18-06-2021 US STEEL PRICES CONTINUE TO RISE DESPITE HIGHER MILL UTLIZATION AND BUYERS HESITANT TO RESTOCK STEEL INVENTORIES, Maersk Brokers Research
According to the American Iron and Steel Institute (AISI), US steel capacity utilization rate has reached and remained above pre-pandemic levels of 80%. For the market to reach this rate indicates that there is more steel available than in the previously supply-constrained market.
However, in parallel, Argus’ US Midwest hot-rolled coil assessment has increased by 2% or USD 33.75/short-ton in the past three weeks, akin to pandemic level increases. This marks a continuous rise in prices that have quadrupled since its low of USD 450/short-ton in mid-August 2020.
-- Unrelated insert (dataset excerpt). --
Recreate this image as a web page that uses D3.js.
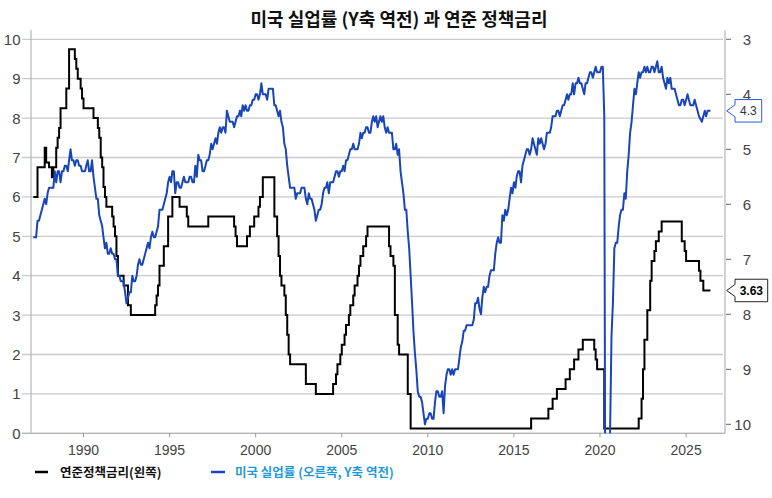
<!DOCTYPE html>
<html><head><meta charset="utf-8">
<script src="https://cdn.jsdelivr.net/npm/d3@7/dist/d3.min.js"></script>
<style>body{margin:0;background:#fff;} svg{display:block;}</style>
</head><body><svg id="c" width="772" height="498"></svg>
<script>
// ---------- data ----------
const titleText = "미국 실업률 (Y축 역전) 과 연준 정책금리";
const fedLabel = "연준정책금리(왼쪽)";
const unempLabel = "미국 실업률 (오른쪽, Y축 역전)";
const xTickYears = [1990, 1995, 2000, 2005, 2010, 2015, 2020, 2025];
const leftTicks = [0, 1, 2, 3, 4, 5, 6, 7, 8, 9, 10];
const rightTicks = [3, 4, 5, 6, 7, 8, 9, 10];

// Fed funds policy rate (target / range midpoint): month of change and new level
const fedMonths = ["1987-01","1987-04","1987-09","1987-10","1987-12","1988-02","1988-03","1988-05","1988-06","1988-07","1988-08","1988-12","1989-02","1989-06","1989-07","1989-08","1989-10","1989-11","1989-12",
"1990-07","1990-10","1990-11","1990-12","1991-01","1991-02","1991-03","1991-04","1991-08","1991-09","1991-10","1991-11","1991-12","1992-04","1992-07","1992-09",
"1994-02","1994-03","1994-04","1994-05","1994-08","1994-11","1995-02","1995-07","1995-12","1996-01","1997-03","1998-09","1998-10","1998-11","1999-06","1999-08","1999-11",
"2000-02","2000-03","2000-05","2001-01","2001-03","2001-04","2001-05","2001-06","2001-08","2001-09","2001-10","2001-11","2001-12","2002-11","2003-06",
"2004-06","2004-08","2004-09","2004-11","2004-12","2005-02","2005-03","2005-05","2005-06","2005-08","2005-09","2005-11","2005-12","2006-01","2006-03","2006-05","2006-06",
"2007-09","2007-10","2007-12","2008-01","2008-03","2008-04","2008-10","2008-12","2015-12","2016-12","2017-03","2017-06","2017-12","2018-03","2018-06","2018-09","2018-12",
"2019-08","2019-09","2019-10","2020-03","2022-03","2022-05","2022-06","2022-07","2022-09","2022-11","2022-12","2023-02","2023-03","2023-05","2023-07",
"2024-09","2024-11","2024-12","2025-09","2025-10","2025-12","2026-05"];
const fedRates = [6.0,6.75,7.25,6.875,6.75,6.5,6.75,7.25,7.5,7.75,8.25,8.75,9.75,9.5,9.25,9.0,8.75,8.5,8.25,
8.0,7.75,7.5,7.0,6.75,6.25,6.0,5.75,5.5,5.25,5.0,4.5,4.0,3.75,3.25,3.0,
3.25,3.5,3.75,4.25,4.75,5.5,6.0,5.75,5.5,5.25,5.5,5.25,5.0,4.75,5.0,5.25,5.5,
5.75,6.0,6.5,5.5,5.0,4.5,4.0,3.75,3.5,3.0,2.5,2.0,1.75,1.25,1.0,
1.25,1.5,1.75,2.0,2.25,2.5,2.75,3.0,3.25,3.5,3.75,4.0,4.25,4.5,4.75,5.0,5.25,
4.75,4.5,4.25,3.0,2.25,2.0,1.0,0.125,0.375,0.625,0.875,1.125,1.375,1.625,1.875,2.125,2.375,
2.125,1.875,1.625,0.125,0.375,0.875,1.625,2.375,3.125,3.875,4.375,4.625,4.875,5.125,5.375,
4.875,4.625,4.375,4.125,3.875,3.625,3.625];

// US unemployment rate, monthly from 1987-01 (null = not published)
const unempStart = [1987, 1];
const unemployment = [
6.6,6.6,6.6,6.3,6.3,6.2,6.1,6.0,5.9,6.0,5.8,5.7,
5.7,5.7,5.7,5.4,5.6,5.4,5.4,5.6,5.4,5.4,5.3,5.3,
5.4,5.2,5.0,5.2,5.2,5.3,5.2,5.2,5.3,5.3,5.4,5.4,
5.4,5.3,5.2,5.4,5.4,5.2,5.5,5.7,5.9,5.9,6.2,6.3,
6.4,6.6,6.8,6.7,6.9,6.9,6.8,6.9,6.9,7.0,7.0,7.3,
7.3,7.4,7.4,7.4,7.6,7.8,7.7,7.6,7.6,7.3,7.4,7.4,
7.3,7.1,7.0,7.1,7.1,7.0,6.9,6.8,6.7,6.8,6.6,6.5,
6.6,6.6,6.5,6.4,6.1,6.1,6.1,6.0,5.9,5.8,5.6,5.5,
5.6,5.4,5.4,5.8,5.6,5.6,5.7,5.7,5.6,5.5,5.6,5.6,
5.6,5.5,5.5,5.6,5.6,5.3,5.5,5.1,5.2,5.2,5.4,5.4,
5.3,5.2,5.2,5.1,4.9,5.0,4.9,4.8,4.9,4.7,4.6,4.7,
4.6,4.6,4.7,4.3,4.4,4.5,4.5,4.5,4.6,4.5,4.4,4.4,
4.3,4.4,4.2,4.3,4.2,4.3,4.3,4.2,4.2,4.1,4.1,4.0,
4.0,4.1,4.0,3.8,4.0,4.0,4.0,4.1,3.9,3.9,3.9,3.9,
4.2,4.2,4.3,4.4,4.3,4.5,4.6,4.9,5.0,5.3,5.5,5.7,
5.7,5.7,5.7,5.9,5.8,5.8,5.8,5.7,5.7,5.7,5.9,6.0,
5.8,5.9,5.9,6.0,6.1,6.3,6.2,6.1,6.1,6.0,5.8,5.7,
5.7,5.6,5.8,5.6,5.6,5.6,5.5,5.4,5.4,5.5,5.4,5.4,
5.3,5.4,5.2,5.2,5.1,5.0,5.0,4.9,5.0,5.0,5.0,4.9,
4.7,4.8,4.7,4.7,4.6,4.6,4.7,4.7,4.5,4.4,4.5,4.4,
4.6,4.5,4.4,4.5,4.4,4.6,4.7,4.6,4.7,4.7,4.7,5.0,
5.0,4.9,5.1,5.0,5.4,5.6,5.8,6.1,6.1,6.5,6.8,7.3,
7.8,8.3,8.7,9.0,9.4,9.5,9.5,9.6,9.8,10.0,9.9,9.9,
9.8,9.8,9.9,9.9,9.6,9.4,9.4,9.5,9.5,9.4,9.8,9.3,
9.1,9.0,9.0,9.1,9.0,9.1,9.0,9.0,9.0,8.8,8.6,8.5,
8.3,8.3,8.2,8.2,8.2,8.2,8.2,8.1,7.8,7.8,7.7,7.9,
8.0,7.7,7.5,7.6,7.5,7.5,7.3,7.2,7.2,7.2,6.9,6.7,
6.6,6.7,6.7,6.2,6.3,6.1,6.2,6.1,5.9,5.7,5.8,5.6,
5.7,5.5,5.4,5.4,5.6,5.3,5.2,5.1,5.0,5.0,5.1,5.0,
4.8,4.9,5.0,5.1,4.8,4.9,4.8,4.9,5.0,4.9,4.7,4.7,
4.7,4.6,4.4,4.4,4.4,4.3,4.3,4.4,4.3,4.2,4.2,4.1,
4.0,4.1,4.0,4.0,3.8,4.0,3.8,3.8,3.7,3.8,3.8,3.9,
4.0,3.8,3.8,3.7,3.6,3.6,3.7,3.6,3.5,3.6,3.6,3.6,
3.5,3.5,4.4,14.8,13.2,11.0,10.2,8.4,7.8,6.8,6.7,6.7,
6.4,6.2,6.1,6.1,5.8,5.9,5.4,5.1,4.7,4.5,4.2,3.9,
4.0,3.8,3.6,3.7,3.6,3.6,3.5,3.6,3.5,3.6,3.6,3.5,
3.5,3.6,3.5,3.4,3.6,3.6,3.5,3.7,3.8,3.9,3.7,3.8,
3.7,3.9,3.9,3.9,4.0,4.1,4.2,4.2,4.1,4.1,4.2,4.1,
4.0,4.1,4.2,4.2,4.2,4.1,4.2,4.3,4.4,null,4.5,4.4,
4.3,4.4,4.3,4.3,4.3
];

// ---------- drawing ----------
const svg = d3.select("#c");
const plot = {left: 31, right: 725, top: 30, bottom: 433.3};
const fontNum = "Arial, 'Liberation Sans', sans-serif";
const fontKr = "'Noto Sans CJK KR', 'Noto Sans', sans-serif";
const blue = "#1845b8";

// monthly value plotted at end of its month
const monthEnd = (y, m) => new Date(y, m, 1); // m is 1-based month

const x = d3.scaleTime()
  .domain([new Date(1986, 11, 14), new Date(2027, 3, 6)])
  .range([plot.left, plot.right]);
const yL = d3.scaleLinear().domain([0, 10]).range([433.3, 39.3]);
const yR = d3.scaleLinear().domain([3, 10]).range([39.3, 424.3]);

const fedData = fedMonths.map((s, i) => {
  const [yy, mm] = s.split("-").map(Number);
  return {date: monthEnd(yy, mm), v: fedRates[i]};
});
const unempData = unemployment.map((v, i) => ({
  date: monthEnd(unempStart[0], unempStart[1] + i), v
})).filter(d => d.v !== null);

// gridlines (left axis)
svg.append("g").selectAll("line").data(leftTicks).join("line")
  .attr("x1", 22).attr("x2", 723)
  .attr("y1", d => yL(d)).attr("y2", d => yL(d))
  .attr("stroke", "#cacaca").attr("stroke-width", 1.3);

// axis frame lines
svg.append("line").attr("x1", plot.left).attr("x2", plot.left).attr("y1", plot.top).attr("y2", plot.bottom)
  .attr("stroke", "#b5b5b5").attr("stroke-width", 1.2);
svg.append("line").attr("x1", plot.right).attr("x2", plot.right).attr("y1", plot.top).attr("y2", plot.bottom)
  .attr("stroke", "#b5b5b5").attr("stroke-width", 1.2);
svg.append("line").attr("x1", 22).attr("x2", plot.right).attr("y1", plot.bottom).attr("y2", plot.bottom)
  .attr("stroke", "#b5b5b5").attr("stroke-width", 1.2);

// left tick labels
svg.append("g").selectAll("text").data(leftTicks).join("text")
  .attr("x", 20.5).attr("y", d => yL(d)).attr("dy", "0.36em")
  .attr("text-anchor", "end").attr("font-family", fontNum).attr("font-size", 15)
  .attr("fill", "#444").text(d => d);

// right axis ticks + labels
svg.append("g").selectAll("line").data(rightTicks).join("line")
  .attr("x1", 726).attr("x2", 731).attr("y1", d => yR(d)).attr("y2", d => yR(d))
  .attr("stroke", "#666").attr("stroke-width", 1);
svg.append("g").selectAll("text").data(rightTicks).join("text")
  .attr("x", 751).attr("y", d => yR(d)).attr("dy", "0.36em")
  .attr("text-anchor", "end").attr("font-family", fontNum).attr("font-size", 15)
  .attr("fill", "#444").text(d => d);

// x axis ticks + labels
const xt = xTickYears.map(yv => new Date(yv, 0, 1));
svg.append("g").selectAll("line").data(xt).join("line")
  .attr("x1", d => x(d)).attr("x2", d => x(d)).attr("y1", plot.bottom).attr("y2", plot.bottom + 4)
  .attr("stroke", "#999");
svg.append("g").selectAll("text").data(xt).join("text")
  .attr("x", d => x(d)).attr("y", 455).attr("text-anchor", "middle")
  .attr("font-family", fontNum).attr("font-size", 14).attr("fill", "#444")
  .text(d => d.getFullYear());

// clip
svg.append("defs").append("clipPath").attr("id", "clip").append("rect")
  .attr("x", plot.left).attr("y", plot.top).attr("width", plot.right - plot.left).attr("height", plot.bottom - plot.top);

const fedLine = d3.line().x(d => x(d.date)).y(d => yL(d.v)).curve(d3.curveStepAfter);
const unLine = d3.line().x(d => x(d.date)).y(d => yR(d.v));

const g = svg.append("g").attr("clip-path", "url(#clip)");
g.append("path").datum(fedData).attr("d", fedLine)
  .attr("fill", "none").attr("stroke", "#000").attr("stroke-width", 2);
g.append("path").datum(unempData).attr("d", unLine)
  .attr("fill", "none").attr("stroke", blue).attr("stroke-width", 2).attr("stroke-linejoin", "round");

// end-value callouts
function callout(yTip, w, txt, stroke, bold, color) {
  const tipX = 726.7, bx = 735, h = 22.5, top = yTip - h / 2;
  const p = d3.path();
  p.moveTo(tipX, yTip);
  p.lineTo(bx, yTip - 6);
  p.lineTo(bx, top);
  p.lineTo(bx + w, top);
  p.lineTo(bx + w, top + h);
  p.lineTo(bx, top + h);
  p.lineTo(bx, yTip + 6);
  p.closePath();
  svg.append("path").attr("d", p.toString()).attr("fill", "#fff").attr("stroke", stroke).attr("stroke-width", 1);
  svg.append("text").attr("x", bx + w / 2).attr("y", yTip).attr("dy", "0.36em")
    .attr("text-anchor", "middle").attr("font-family", fontNum).attr("font-size", 12)
    .attr("font-weight", bold ? "bold" : "normal").attr("fill", color).text(txt);
}
const lastU = unempData[unempData.length - 1].v;
const lastF = fedData[fedData.length - 1].v;
callout(yR(lastU), 26.7, d3.format(".1f")(lastU), "#2a5bd7", false, "#334");
callout(yL(lastF), 32.7, d3.format(".2f")(lastF), "#222", true, "#000");

// title
svg.append("text").attr("x", 399).attr("y", 26).attr("text-anchor", "middle")
  .attr("font-family", fontKr).attr("font-size", 18).attr("font-weight", "bold")
  .attr("fill", "#111").text(titleText);

// legend
svg.append("line").attr("x1", 35).attr("x2", 48).attr("y1", 472).attr("y2", 472)
  .attr("stroke", "#000").attr("stroke-width", 2.5);
svg.append("text").attr("x", 60).attr("y", 476.5).attr("font-family", fontKr)
  .attr("font-size", 12.5).attr("font-weight", "bold").attr("fill", "#111").text(fedLabel);
svg.append("line").attr("x1", 211).attr("x2", 225).attr("y1", 472).attr("y2", 472)
  .attr("stroke", blue).attr("stroke-width", 2.5);
svg.append("text").attr("x", 235).attr("y", 476.5).attr("font-family", fontKr)
  .attr("font-size", 12.5).attr("font-weight", "bold").attr("fill", "#1f9ad8").text(unempLabel);
</script></body></html>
Despite US Steel mills increasing their utilization, few domestic buyers are looking to restock depleted steel inventories. Nonetheless, some steelmakers have posted record profits and expect to show even stronger results in Q3 due to the high price levels.
Conventionally, when steel costs rise, imports appear as lower-cost alternatives, but these have not been arriving in sufficient numbers or at substantial discounts to be significant in the market. In April, total steel imports were 2.4 mill. tonnes, down 5% compared with the year prior.
Some traders said that an increase in flat-rolled US imports will come in from June to August, but sentiment is that not enough steel will come through to fill the gap in inventory.